Set task:
The listing below begins with the first line you should copy; stop after the line containing "(nlm) at (27,159)", and drop every picture.

- - - -

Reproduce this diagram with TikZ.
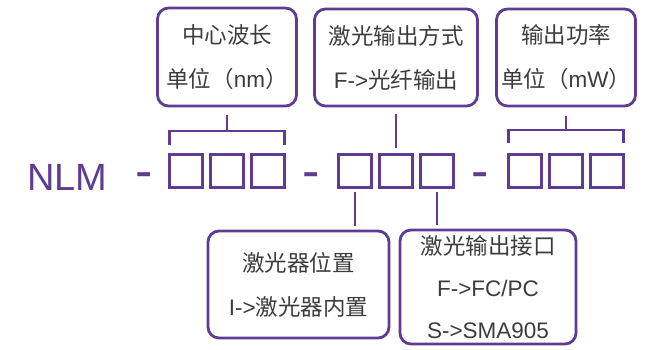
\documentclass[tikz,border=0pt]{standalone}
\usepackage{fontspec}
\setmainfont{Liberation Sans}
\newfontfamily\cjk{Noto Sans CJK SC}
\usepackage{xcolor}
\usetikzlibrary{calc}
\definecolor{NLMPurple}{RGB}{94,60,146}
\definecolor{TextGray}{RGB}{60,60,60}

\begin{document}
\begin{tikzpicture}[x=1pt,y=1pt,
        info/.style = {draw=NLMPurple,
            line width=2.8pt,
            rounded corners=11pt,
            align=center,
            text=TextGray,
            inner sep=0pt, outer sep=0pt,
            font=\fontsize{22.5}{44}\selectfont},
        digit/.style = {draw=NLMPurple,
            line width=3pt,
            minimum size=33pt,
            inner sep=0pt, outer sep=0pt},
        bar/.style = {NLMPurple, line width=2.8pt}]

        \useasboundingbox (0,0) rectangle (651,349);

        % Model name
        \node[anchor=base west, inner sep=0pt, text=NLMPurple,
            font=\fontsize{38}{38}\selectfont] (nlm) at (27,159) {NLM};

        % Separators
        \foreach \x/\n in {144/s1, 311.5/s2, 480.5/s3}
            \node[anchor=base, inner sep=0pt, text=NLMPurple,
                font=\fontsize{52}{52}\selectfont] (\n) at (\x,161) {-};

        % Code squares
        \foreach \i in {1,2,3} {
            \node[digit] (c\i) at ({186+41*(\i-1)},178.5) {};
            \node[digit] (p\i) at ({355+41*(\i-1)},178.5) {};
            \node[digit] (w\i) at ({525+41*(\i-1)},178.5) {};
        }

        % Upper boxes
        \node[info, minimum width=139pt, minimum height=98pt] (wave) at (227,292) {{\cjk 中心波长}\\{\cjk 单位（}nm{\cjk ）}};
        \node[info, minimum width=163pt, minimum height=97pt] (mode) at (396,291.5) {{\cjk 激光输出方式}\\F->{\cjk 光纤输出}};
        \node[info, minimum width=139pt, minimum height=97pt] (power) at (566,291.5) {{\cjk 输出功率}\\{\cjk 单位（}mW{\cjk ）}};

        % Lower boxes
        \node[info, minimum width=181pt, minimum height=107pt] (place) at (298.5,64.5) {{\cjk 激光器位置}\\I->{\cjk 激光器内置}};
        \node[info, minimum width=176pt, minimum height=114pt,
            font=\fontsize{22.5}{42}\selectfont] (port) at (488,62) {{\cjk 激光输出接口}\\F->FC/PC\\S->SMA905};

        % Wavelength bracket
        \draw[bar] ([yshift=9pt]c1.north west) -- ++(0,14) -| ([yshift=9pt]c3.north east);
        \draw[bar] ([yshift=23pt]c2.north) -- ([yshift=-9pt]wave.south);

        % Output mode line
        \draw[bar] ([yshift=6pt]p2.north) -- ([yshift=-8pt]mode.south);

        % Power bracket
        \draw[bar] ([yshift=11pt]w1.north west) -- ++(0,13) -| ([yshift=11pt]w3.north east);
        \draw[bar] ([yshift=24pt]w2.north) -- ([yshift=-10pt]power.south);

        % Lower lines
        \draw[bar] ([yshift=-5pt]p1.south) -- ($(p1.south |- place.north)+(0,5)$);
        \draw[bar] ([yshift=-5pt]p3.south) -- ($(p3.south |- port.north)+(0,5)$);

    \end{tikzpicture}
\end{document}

- - - -

Complete output:
Reproduce this diagram with TikZ.
\documentclass[tikz,border=0pt]{standalone}
\usepackage{fontspec}
\setmainfont{Liberation Sans}
\newfontfamily\cjk{Noto Sans CJK SC}
\usepackage{xcolor}
\usetikzlibrary{calc}
\definecolor{NLMPurple}{RGB}{94,60,146}
\definecolor{TextGray}{RGB}{60,60,60}

\begin{document}
\begin{tikzpicture}[x=1pt,y=1pt,
        info/.style = {draw=NLMPurple,
            line width=2.8pt,
            rounded corners=11pt,
            align=center,
            text=TextGray,
            inner sep=0pt, outer sep=0pt,
            font=\fontsize{22.5}{44}\selectfont},
        digit/.style = {draw=NLMPurple,
            line width=3pt,
            minimum size=33pt,
            inner sep=0pt, outer sep=0pt},
        bar/.style = {NLMPurple, line width=2.8pt}]

        \useasboundingbox (0,0) rectangle (651,349);

        % Model name
        \node[anchor=base west, inner sep=0pt, text=NLMPurple,
            font=\fontsize{38}{38}\selectfont] (nlm) at (27,159) {NLM};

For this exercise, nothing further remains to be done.